Analyse zum Chaos an FlughäfenBauchlandung mit Ansage
Weil das Personal fehlt, streichen die Airlines Flüge und stauen sich die Koffer. Wie konnte sich die Flugindustrie nur derart verkalkulieren?
Wenn einer eine Reise tut, dann kann er was erleben, besagt ein Sprichwort. Klingt banal, hoffnungslos altmodisch und doch aktueller denn je, wenn man derzeit einen Blick auf die Warteschlangen in den Abfertigungshallen der Flughäfen wirft. Die Koffer stauen sich an der Gepäckausgabe. Menschen halten ein Nickerchen auf Gepäckbändern. Und Flugpassagiere muntern sich mit Zurufen auf, wenn die Schlange vor der Sicherheitskontrolle sich um eine Fusslänge nach vorne bewegt. Es ist ein Chaos mit Ansage, und das verwundert aus mehreren Gründen.
Allein deshalb, weil die Fluggesellschaften schon vor Wochen bemerkt haben, dass sich da irgendwie Unheil zusammenbraut. Swiss und Lufthansa kündigten an, dass man wegen Personalmangels Hunderte Flüge streichen werde, ausgerechnet im Ferienmonat Juli. Undenkbar vor Corona, undenkbar noch im Winter, als Fluggesellschaften wie potenzielle Passagiere darauf hofften, dass all die leidigen pandemiebedingten Reisebeschränkungen mit Beginn der Sommersaison endlich fallen würden. Irgendwie scheint die Flugwirtschaft selbst nicht an den von ihr ersehnten Reiseboom geglaubt zu haben.

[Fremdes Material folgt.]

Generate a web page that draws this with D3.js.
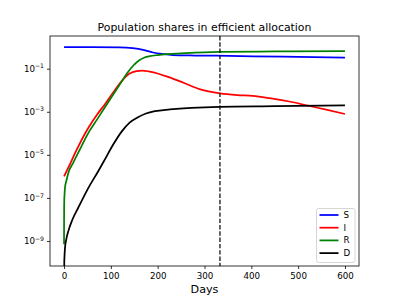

Passagiere und Personal als Leidtragende
Vielleicht hatten die einen oder anderen Verantwortlichen noch damit gerechnet, dass sich das Reiseverhalten in gut zwei Jahren Pandemie geändert hätte. Immerhin verringerte sich der durch Flugreisen verursachte weltweite Kohlendioxid-Ausstoss wegen all der Reisebeschränkungen deutlich. Man hätte daraus schliessen können, dass viele künftig auf Flugreisen verzichten und stattdessen durch die Schweiz wandern oder radeln würden.
Aber es wirkt eher so, als hätte nur eine Art schwerer Corona-Deckel die Reisenden am Boden gehalten. Und nun nutzen offensichtlich viele die Chance für eine Flugreise, bevor möglicherweise im Herbst erneut Corona-Beschränkungen ins Haus stehen. Weg in die Sonne oder endlich mal wieder Verwandte in anderen Ecken Europas sehen.
Jenseits dieser eher emotionalen Faktoren hätte die Flugwirtschaft durchaus rechnen können, und zwar auf Basis der vorliegenden Buchungen. Eine Studie des Flughafen-Dienstleisters Sita kam kürzlich zu dem Ergebnis, dass das Interesse an Geschäfts- und Urlaubsreisen wieder deutlich steigt. Deshalb erstaunt es um so mehr, dass die Fluggesellschaften nicht rechtzeitig reagierten und Personal aufstockten. Wer die Chance hatte, eine sichere und im Idealfall besser bezahlte Stelle zu finden, wird nicht zurückkehren an den Flughafen. Die Leidtragenden dieser kreativen Personalpolitik sind die verbliebenen Angestellten – und all die Reisenden. Aber sie haben in jedem Fall etwas erlebt.